== Exercise directions ==
What do the lines from the top of the data through the line with "at (646.5, 468)" say? Quote them exactly and include both ends.

== Data provided ==
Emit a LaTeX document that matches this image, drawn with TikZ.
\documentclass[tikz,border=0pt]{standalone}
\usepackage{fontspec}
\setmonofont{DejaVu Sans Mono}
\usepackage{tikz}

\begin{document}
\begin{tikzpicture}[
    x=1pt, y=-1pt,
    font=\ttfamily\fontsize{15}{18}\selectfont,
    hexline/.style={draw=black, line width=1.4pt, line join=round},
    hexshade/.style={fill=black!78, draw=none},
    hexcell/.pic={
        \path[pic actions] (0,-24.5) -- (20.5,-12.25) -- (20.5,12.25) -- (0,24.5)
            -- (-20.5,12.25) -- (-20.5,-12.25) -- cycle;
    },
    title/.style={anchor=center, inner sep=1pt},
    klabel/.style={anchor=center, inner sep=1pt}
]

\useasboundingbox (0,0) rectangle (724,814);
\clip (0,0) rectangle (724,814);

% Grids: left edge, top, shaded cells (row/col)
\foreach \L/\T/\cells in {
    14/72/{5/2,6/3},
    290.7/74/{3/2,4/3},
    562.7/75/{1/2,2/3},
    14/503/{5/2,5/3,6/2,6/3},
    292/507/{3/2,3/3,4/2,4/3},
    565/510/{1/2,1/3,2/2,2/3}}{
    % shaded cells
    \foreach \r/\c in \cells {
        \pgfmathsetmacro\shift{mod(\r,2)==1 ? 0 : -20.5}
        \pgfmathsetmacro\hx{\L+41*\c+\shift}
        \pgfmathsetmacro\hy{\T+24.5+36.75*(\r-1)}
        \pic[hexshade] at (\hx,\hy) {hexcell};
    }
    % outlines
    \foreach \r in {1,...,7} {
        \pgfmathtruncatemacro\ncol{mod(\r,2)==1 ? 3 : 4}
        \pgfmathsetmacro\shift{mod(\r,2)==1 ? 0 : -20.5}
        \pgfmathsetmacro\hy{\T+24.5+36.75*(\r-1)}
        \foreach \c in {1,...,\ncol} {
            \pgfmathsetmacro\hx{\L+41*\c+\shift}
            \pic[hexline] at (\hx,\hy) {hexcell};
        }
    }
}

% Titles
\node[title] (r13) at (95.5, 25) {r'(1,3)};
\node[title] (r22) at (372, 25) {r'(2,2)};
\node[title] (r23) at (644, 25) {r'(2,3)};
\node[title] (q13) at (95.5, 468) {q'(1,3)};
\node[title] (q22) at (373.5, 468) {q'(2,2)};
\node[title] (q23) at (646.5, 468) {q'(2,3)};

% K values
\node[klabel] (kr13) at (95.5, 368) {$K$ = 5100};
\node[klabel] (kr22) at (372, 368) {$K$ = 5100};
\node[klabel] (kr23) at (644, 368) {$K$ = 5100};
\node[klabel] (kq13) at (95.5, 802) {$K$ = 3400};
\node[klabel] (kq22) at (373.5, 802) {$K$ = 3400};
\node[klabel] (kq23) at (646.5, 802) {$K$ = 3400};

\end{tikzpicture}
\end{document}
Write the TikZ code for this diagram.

== Response ==
Emit a LaTeX document that matches this image, drawn with TikZ.
\documentclass[tikz,border=0pt]{standalone}
\usepackage{fontspec}
\setmonofont{DejaVu Sans Mono}
\usepackage{tikz}

\begin{document}
\begin{tikzpicture}[
    x=1pt, y=-1pt,
    font=\ttfamily\fontsize{15}{18}\selectfont,
    hexline/.style={draw=black, line width=1.4pt, line join=round},
    hexshade/.style={fill=black!78, draw=none},
    hexcell/.pic={
        \path[pic actions] (0,-24.5) -- (20.5,-12.25) -- (20.5,12.25) -- (0,24.5)
            -- (-20.5,12.25) -- (-20.5,-12.25) -- cycle;
    },
    title/.style={anchor=center, inner sep=1pt},
    klabel/.style={anchor=center, inner sep=1pt}
]

\useasboundingbox (0,0) rectangle (724,814);
\clip (0,0) rectangle (724,814);

% Grids: left edge, top, shaded cells (row/col)
\foreach \L/\T/\cells in {
    14/72/{5/2,6/3},
    290.7/74/{3/2,4/3},
    562.7/75/{1/2,2/3},
    14/503/{5/2,5/3,6/2,6/3},
    292/507/{3/2,3/3,4/2,4/3},
    565/510/{1/2,1/3,2/2,2/3}}{
    % shaded cells
    \foreach \r/\c in \cells {
        \pgfmathsetmacro\shift{mod(\r,2)==1 ? 0 : -20.5}
        \pgfmathsetmacro\hx{\L+41*\c+\shift}
        \pgfmathsetmacro\hy{\T+24.5+36.75*(\r-1)}
        \pic[hexshade] at (\hx,\hy) {hexcell};
    }
    % outlines
    \foreach \r in {1,...,7} {
        \pgfmathtruncatemacro\ncol{mod(\r,2)==1 ? 3 : 4}
        \pgfmathsetmacro\shift{mod(\r,2)==1 ? 0 : -20.5}
        \pgfmathsetmacro\hy{\T+24.5+36.75*(\r-1)}
        \foreach \c in {1,...,\ncol} {
            \pgfmathsetmacro\hx{\L+41*\c+\shift}
            \pic[hexline] at (\hx,\hy) {hexcell};
        }
    }
}

% Titles
\node[title] (r13) at (95.5, 25) {r'(1,3)};
\node[title] (r22) at (372, 25) {r'(2,2)};
\node[title] (r23) at (644, 25) {r'(2,3)};
\node[title] (q13) at (95.5, 468) {q'(1,3)};
\node[title] (q22) at (373.5, 468) {q'(2,2)};
\node[title] (q23) at (646.5, 468) {q'(2,3)};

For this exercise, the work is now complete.